Luis de Sousa completes term as EPS editor 31/07/2015

EPS Co-Editor Luis de Sousa will complete his term of office this month. Professor de Sousa joined European Political Science (EPS) in August 2009 and has been instrumental in the continued development and growth EPS has seen in content, readership and profile. As a journal of the profession the aim of EPS is unique, yet it has consistently achieved excellent Impact Factors over the past three years. The ECPR wishes to both acknowledge and thank Professor de Sousa for his excellent work. Professor de Sousa will be succeeded by Ekaterina Rashkova.

Claudio Radaelli completes term as EJPR editor 29/07/2015

After six years of office on the ECPR’s flagship journal, the European Journal of Political Research (EJPR), Claudio Radaelli will stand down this month. Professor Radaelli joined the EJPR in August 2009, seeing the journal through its 40th anniversary, advising on the development of the Political Data Yearbook into its online form, and growing the excellent reputation of the journal, which culminated in an impressive Impact Factor in 2014 and corresponding placing of no 8 in the rankings. The ECPR wishes to both acknowledge and thank Professor Radaelli for his excellent work. Professor Radaelli will be succeeded by Cas Mudde.

Stein Rokkan Prize awarded to Marius R. Busemeyer 29/07/2015

The 2015 Stein Rokkan Prize for Comparative Social Science Research has been awarded to Marius R. Busemeyer, Professor of Political Science at the University of Konstanz, for his book Skills and Inequality: Partisan Politics and the Political Economy of Education Reforms in Western Welfare States (2014, Cambridge University Press). In this book Busemeyer’s central ambition is to show that education and training systems are central to understanding the evolution of Western European welfare systems.

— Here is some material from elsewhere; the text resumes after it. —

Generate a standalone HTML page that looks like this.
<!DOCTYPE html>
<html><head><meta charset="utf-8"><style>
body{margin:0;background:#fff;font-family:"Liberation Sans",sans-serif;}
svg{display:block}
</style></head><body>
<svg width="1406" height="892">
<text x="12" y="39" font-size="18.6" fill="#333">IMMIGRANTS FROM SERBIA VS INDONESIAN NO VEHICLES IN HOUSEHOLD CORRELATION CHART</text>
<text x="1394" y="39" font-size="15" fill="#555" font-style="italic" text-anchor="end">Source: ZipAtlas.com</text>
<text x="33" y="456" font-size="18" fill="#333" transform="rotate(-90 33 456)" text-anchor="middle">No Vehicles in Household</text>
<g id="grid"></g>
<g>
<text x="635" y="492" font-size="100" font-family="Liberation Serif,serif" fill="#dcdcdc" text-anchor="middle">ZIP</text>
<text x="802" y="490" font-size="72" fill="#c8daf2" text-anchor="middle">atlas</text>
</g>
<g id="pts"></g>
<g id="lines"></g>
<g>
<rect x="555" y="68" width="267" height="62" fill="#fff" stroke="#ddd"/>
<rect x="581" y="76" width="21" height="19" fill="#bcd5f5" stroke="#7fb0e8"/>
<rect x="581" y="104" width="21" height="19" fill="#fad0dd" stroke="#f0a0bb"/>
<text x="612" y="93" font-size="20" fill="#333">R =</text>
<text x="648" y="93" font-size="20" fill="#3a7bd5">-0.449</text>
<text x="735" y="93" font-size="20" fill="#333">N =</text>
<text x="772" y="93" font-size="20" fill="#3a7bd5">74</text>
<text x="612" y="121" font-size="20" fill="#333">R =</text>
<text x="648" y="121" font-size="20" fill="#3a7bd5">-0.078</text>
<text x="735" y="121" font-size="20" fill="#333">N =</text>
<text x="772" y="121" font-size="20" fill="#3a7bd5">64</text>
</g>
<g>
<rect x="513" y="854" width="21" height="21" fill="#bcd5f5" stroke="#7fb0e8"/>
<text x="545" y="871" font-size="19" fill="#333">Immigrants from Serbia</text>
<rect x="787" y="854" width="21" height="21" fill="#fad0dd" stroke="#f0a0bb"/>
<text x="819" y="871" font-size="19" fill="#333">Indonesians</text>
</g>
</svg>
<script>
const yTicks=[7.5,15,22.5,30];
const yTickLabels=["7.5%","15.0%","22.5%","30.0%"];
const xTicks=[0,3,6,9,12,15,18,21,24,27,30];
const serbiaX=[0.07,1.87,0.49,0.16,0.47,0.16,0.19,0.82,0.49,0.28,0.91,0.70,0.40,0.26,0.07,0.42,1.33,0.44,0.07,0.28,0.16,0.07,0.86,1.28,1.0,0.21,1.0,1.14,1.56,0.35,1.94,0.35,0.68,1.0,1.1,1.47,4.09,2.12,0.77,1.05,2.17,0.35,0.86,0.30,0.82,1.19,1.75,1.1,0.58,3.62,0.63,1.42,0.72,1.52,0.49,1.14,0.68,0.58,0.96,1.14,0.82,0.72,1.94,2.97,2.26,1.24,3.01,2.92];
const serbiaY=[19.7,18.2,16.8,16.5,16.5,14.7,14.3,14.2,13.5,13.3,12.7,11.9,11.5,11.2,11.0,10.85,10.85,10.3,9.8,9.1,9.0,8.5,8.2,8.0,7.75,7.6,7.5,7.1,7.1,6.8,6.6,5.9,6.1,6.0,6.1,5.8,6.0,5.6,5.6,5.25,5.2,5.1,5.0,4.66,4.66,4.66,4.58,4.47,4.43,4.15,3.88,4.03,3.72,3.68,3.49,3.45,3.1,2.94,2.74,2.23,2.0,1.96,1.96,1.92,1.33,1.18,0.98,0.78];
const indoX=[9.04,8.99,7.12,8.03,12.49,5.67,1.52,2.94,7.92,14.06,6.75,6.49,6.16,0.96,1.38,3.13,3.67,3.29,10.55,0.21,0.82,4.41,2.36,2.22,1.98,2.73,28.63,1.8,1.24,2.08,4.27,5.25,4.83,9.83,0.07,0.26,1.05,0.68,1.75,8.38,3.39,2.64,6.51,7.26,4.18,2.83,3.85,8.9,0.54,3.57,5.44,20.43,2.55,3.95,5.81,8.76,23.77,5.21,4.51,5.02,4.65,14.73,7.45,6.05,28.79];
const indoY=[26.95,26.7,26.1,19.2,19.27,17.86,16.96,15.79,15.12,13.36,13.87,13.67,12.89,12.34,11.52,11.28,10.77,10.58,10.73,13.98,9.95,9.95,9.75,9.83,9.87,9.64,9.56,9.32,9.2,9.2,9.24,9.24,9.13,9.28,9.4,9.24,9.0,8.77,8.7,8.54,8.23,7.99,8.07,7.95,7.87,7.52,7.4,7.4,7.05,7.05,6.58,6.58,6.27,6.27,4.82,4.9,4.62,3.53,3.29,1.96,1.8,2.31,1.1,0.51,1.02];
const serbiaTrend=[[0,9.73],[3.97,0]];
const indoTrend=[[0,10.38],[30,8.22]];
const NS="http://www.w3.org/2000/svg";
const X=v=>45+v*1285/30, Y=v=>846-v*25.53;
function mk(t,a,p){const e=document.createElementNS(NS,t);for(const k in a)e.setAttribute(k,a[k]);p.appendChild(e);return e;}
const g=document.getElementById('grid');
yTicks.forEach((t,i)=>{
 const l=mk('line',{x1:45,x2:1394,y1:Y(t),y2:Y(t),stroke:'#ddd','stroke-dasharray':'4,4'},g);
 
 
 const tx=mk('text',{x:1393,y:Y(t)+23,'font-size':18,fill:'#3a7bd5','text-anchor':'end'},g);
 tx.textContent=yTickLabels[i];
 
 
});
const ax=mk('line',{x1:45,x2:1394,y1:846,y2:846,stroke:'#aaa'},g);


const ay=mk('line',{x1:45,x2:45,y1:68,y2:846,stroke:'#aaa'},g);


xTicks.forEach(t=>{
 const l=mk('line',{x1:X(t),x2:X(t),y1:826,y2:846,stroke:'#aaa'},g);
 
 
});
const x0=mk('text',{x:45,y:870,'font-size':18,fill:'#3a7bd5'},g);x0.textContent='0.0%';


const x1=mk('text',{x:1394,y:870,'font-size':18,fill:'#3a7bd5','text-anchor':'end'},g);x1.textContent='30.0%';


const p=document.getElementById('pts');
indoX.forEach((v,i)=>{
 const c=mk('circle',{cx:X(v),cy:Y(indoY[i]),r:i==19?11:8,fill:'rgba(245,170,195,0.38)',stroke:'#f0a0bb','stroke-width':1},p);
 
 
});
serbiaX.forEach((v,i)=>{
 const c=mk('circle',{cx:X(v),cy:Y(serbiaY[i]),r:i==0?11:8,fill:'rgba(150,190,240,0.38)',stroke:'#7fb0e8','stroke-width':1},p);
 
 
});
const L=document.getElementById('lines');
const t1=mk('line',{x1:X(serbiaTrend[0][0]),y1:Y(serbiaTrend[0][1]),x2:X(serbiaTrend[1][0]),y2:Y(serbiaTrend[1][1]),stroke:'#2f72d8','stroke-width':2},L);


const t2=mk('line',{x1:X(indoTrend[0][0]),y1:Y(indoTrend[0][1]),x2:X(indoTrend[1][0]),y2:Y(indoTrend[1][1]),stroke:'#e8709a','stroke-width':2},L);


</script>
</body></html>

The Jury felt that the book constitutes a 'very substantial and original contribution in comparative social science research', as stipulated as the main criterion for the award of the Stein Rokkan Prize.' More detail of the judges report can be found here.

Marius Busemeyer studied political science, economics and public law at the University of Heidelberg, where he received his PhD in 2006. He served as a researcher at the Max Planck Institute for the Study of Societies in Cologne, between 2006 and 2010. His research focuses on comparative political economy, welfare states, public spending, social democratic parties and theories of institutional change.

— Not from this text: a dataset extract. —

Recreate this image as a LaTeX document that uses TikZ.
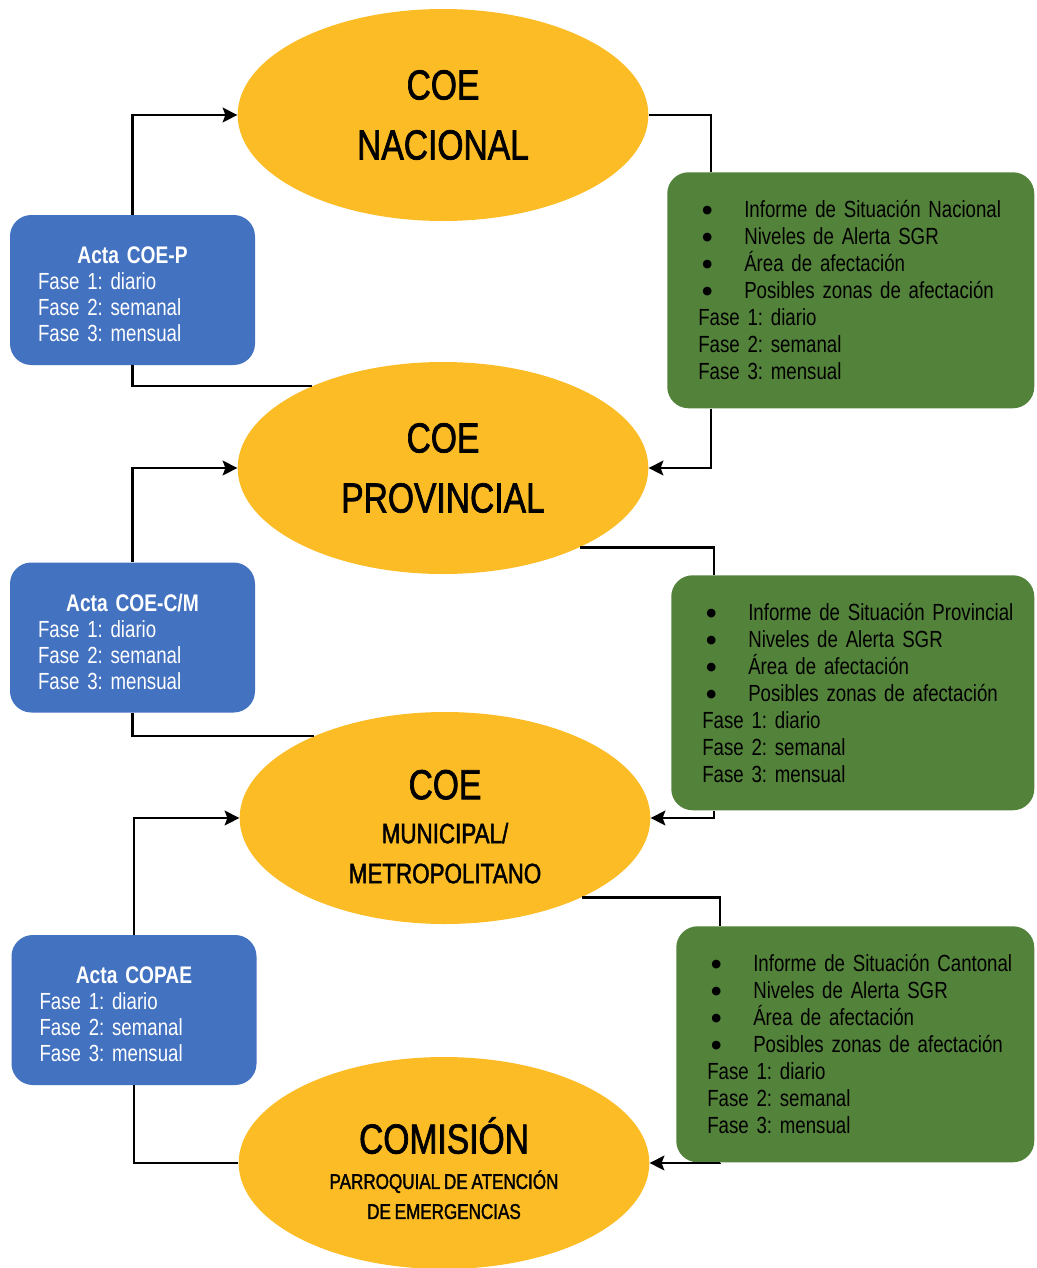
\documentclass[tikz,border=0pt]{standalone}
\usepackage{fontspec}
\setmainfont{Liberation Sans}[FakeStretch=0.8,WordSpace=0.75]
\newfontfamily\titlefont{Liberation Sans}[FakeStretch=0.8,WordSpace=0.8,FakeBold=1.6]
\newfontfamily\dotfont{DejaVu Sans}
\usetikzlibrary{shapes.geometric,arrows.meta,calc}
\definecolor{ellY}{RGB}{251,188,37}
\definecolor{boxB}{RGB}{67,114,193}
\definecolor{boxG}{RGB}{83,130,58}
\frenchspacing
\newcommand{\gitem}[1]{\mbox{\makebox[34.5pt][l]{\hspace{3pt}\raisebox{3pt}{\dotfont\fontsize{8.5}{9}\selectfont ●}}#1}}
\newcommand{\gline}[1]{\mbox{#1}}
\newcommand{\bhead}[1]{{\centering\bfseries\fontsize{18}{19.5}\selectfont\rule{0pt}{19.5pt}#1\par}}
\tikzset{
  ell/.style={ellipse, fill=ellY, minimum width=308pt, minimum height=159pt,
    inner sep=0pt, align=center, font=\titlefont\frenchspacing\fontsize{31.5}{45}\selectfont},
  bbox/.style={rectangle, rounded corners=16pt, fill=boxB, text=white,
    minimum width=183.75pt, minimum height=112.5pt, text width=141.75pt,
    inner xsep=21pt, inner ysep=0pt, align=left, font=\frenchspacing\fontsize{17.5}{19.5}\selectfont},
  gbox/.style={rectangle, rounded corners=16pt, fill=boxG, text=black,
    minimum height=177pt, text width=228.75pt, inner xsep=23.25pt, inner ysep=0pt,
    align=left, font=\frenchspacing\fontsize{17.5}{20.25}\selectfont, anchor=north west},
  conn/.style={line width=2pt, draw=black},
  arr/.style={conn, -{Stealth[length=11pt,width=11pt,inset=2pt]}}
}
\begin{document}
\begin{tikzpicture}[x=0.75pt,y=-0.75pt]
\useasboundingbox (0,0) rectangle (1036,1268);
% ellipses
\node[ell] (e1) at (443,115) {COE\\NACIONAL};
\node[ell] (e2) at (443,468) {COE\\PROVINCIAL};
\node[ell, font=\titlefont\frenchspacing\fontsize{21}{30}\selectfont] (e3) at (445,818)
  {{\fontsize{31.5}{38}\selectfont\rule{0pt}{35pt}COE}\\[3pt]MUNICIPAL/\\METROPOLITANO};
\node[ell, font=\titlefont\frenchspacing\fontsize{16}{22.5}\selectfont] (e4) at (444,1163)
  {{\fontsize{31.5}{38}\selectfont\rule{0pt}{35pt}COMISIÓN}\\[4pt]PARROQUIAL DE ATENCIÓN\\DE EMERGENCIAS};
% blue boxes
\node[bbox] (b1) at (132.5,290) {\bhead{Acta COE-P}Fase 1: diario\\Fase 2: semanal\\Fase 3: mensual};
\node[bbox] (b2) at (132.5,637.5) {\bhead{Acta COE-C/M}Fase 1: diario\\Fase 2: semanal\\Fase 3: mensual};
\node[bbox] (b3) at (134,1010) {\bhead{Acta COPAE}Fase 1: diario\\Fase 2: semanal\\Fase 3: mensual};
% green boxes
\node[gbox] (g1) at (667,172) {\gitem{Informe de Situación Nacional}\\\gitem{Niveles de Alerta SGR}\\\gitem{Área de afectación}\\\gitem{Posibles zonas de afectación}\\\gline{Fase 1: diario}\\\gline{Fase 2: semanal}\\\gline{Fase 3: mensual}};
\node[gbox, text width=225.75pt, minimum height=176.25pt] (g2) at (671,575) {\gitem{Informe de Situación Provincial}\\\gitem{Niveles de Alerta SGR}\\\gitem{Área de afectación}\\\gitem{Posibles zonas de afectación}\\\gline{Fase 1: diario}\\\gline{Fase 2: semanal}\\\gline{Fase 3: mensual}};
\node[gbox, text width=222pt] (g3) at (676,926) {\gitem{Informe de Situación Cantonal}\\\gitem{Niveles de Alerta SGR}\\\gitem{Área de afectación}\\\gitem{Posibles zonas de afectación}\\\gline{Fase 1: diario}\\\gline{Fase 2: semanal}\\\gline{Fase 3: mensual}};
% left connectors
\draw[arr] (b1.north) |- (e1.west);
\draw[conn] (b1.south) |- (e2.148);
\draw[arr] (b2.north) |- (e2.west);
\draw[conn] (b2.south) |- (e3.148);
\draw[arr] (b3.north) |- (e3.west);
\draw[conn] (b3.south) |- (e4.west);
% right connectors
\draw[conn] (e1.east) -| ($(g1.north west)+(44,0)$);
\draw[arr] ($(g1.south west)+(44,0)$) |- (e2.east);
\draw[conn] (e2.-30) -| ($(g2.north west)+(43,0)$);
\draw[arr] ($(g2.south west)+(43,0)$) |- (e3.east);
\draw[conn] (e3.-30) -| ($(g3.north west)+(44,0)$);
\draw[arr] ($(g3.south west)+(44,0)$) |- (e4.east);
\end{tikzpicture}
\end{document}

The Stein Rokkan Prize is awarded each year by the International Social Science Council (ISSC), the University of Bergen and the ECPR.

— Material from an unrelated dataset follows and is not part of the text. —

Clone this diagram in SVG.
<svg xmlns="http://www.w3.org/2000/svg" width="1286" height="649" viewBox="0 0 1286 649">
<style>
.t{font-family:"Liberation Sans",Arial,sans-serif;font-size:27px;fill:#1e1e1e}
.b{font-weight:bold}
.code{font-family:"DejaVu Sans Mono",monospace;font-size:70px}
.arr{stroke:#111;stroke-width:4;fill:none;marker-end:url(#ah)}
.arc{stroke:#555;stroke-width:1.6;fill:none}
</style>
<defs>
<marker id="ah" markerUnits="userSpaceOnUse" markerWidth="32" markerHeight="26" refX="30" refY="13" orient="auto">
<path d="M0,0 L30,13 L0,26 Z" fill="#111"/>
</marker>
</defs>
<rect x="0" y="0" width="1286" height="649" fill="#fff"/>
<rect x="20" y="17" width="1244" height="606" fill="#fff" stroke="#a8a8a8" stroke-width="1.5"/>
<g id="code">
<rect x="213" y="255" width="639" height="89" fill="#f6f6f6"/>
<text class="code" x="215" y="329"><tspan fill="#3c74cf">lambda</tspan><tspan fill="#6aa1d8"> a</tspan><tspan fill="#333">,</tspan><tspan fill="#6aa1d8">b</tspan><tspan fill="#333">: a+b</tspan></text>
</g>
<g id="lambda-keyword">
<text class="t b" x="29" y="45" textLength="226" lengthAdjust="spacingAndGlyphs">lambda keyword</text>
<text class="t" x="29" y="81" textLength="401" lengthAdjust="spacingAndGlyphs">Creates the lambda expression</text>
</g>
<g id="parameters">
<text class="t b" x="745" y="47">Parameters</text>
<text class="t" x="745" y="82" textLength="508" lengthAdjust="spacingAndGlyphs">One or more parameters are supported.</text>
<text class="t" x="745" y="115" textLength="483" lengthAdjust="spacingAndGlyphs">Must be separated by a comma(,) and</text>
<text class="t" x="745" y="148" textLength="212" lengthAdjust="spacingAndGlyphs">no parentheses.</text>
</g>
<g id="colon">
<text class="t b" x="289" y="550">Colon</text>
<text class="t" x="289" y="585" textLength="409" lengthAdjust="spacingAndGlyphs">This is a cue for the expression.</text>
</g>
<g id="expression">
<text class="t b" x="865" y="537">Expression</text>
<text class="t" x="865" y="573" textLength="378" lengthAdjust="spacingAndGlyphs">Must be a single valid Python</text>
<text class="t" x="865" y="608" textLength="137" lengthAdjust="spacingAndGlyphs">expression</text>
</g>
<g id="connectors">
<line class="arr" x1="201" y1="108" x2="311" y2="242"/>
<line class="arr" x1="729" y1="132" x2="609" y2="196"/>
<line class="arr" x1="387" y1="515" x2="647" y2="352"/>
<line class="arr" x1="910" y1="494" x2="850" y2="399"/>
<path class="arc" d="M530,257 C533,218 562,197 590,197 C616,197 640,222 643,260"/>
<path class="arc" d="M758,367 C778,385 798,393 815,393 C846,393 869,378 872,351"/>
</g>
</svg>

Sean Mueller explains centralisation and decentralisation across the 26 Swiss cantons using sociocultural, political-ideological, and macro-structural approaches. When decentralisation is first predicted using linear regression models, three significant variables emerge: political culture, area, and the strength of leftwing parties. Then, using process tracing, Mueller studies four cantons over time, to move from identifying correlation to establishing causation. Finally, the author draws causal inferences for (de)centralisation, urging future federal and territorial politics studies to reconceptualise decentralisation into three distinct but related dimensions and to bridge the theoretical gap between socio-cultural, structural and party-political approaches. 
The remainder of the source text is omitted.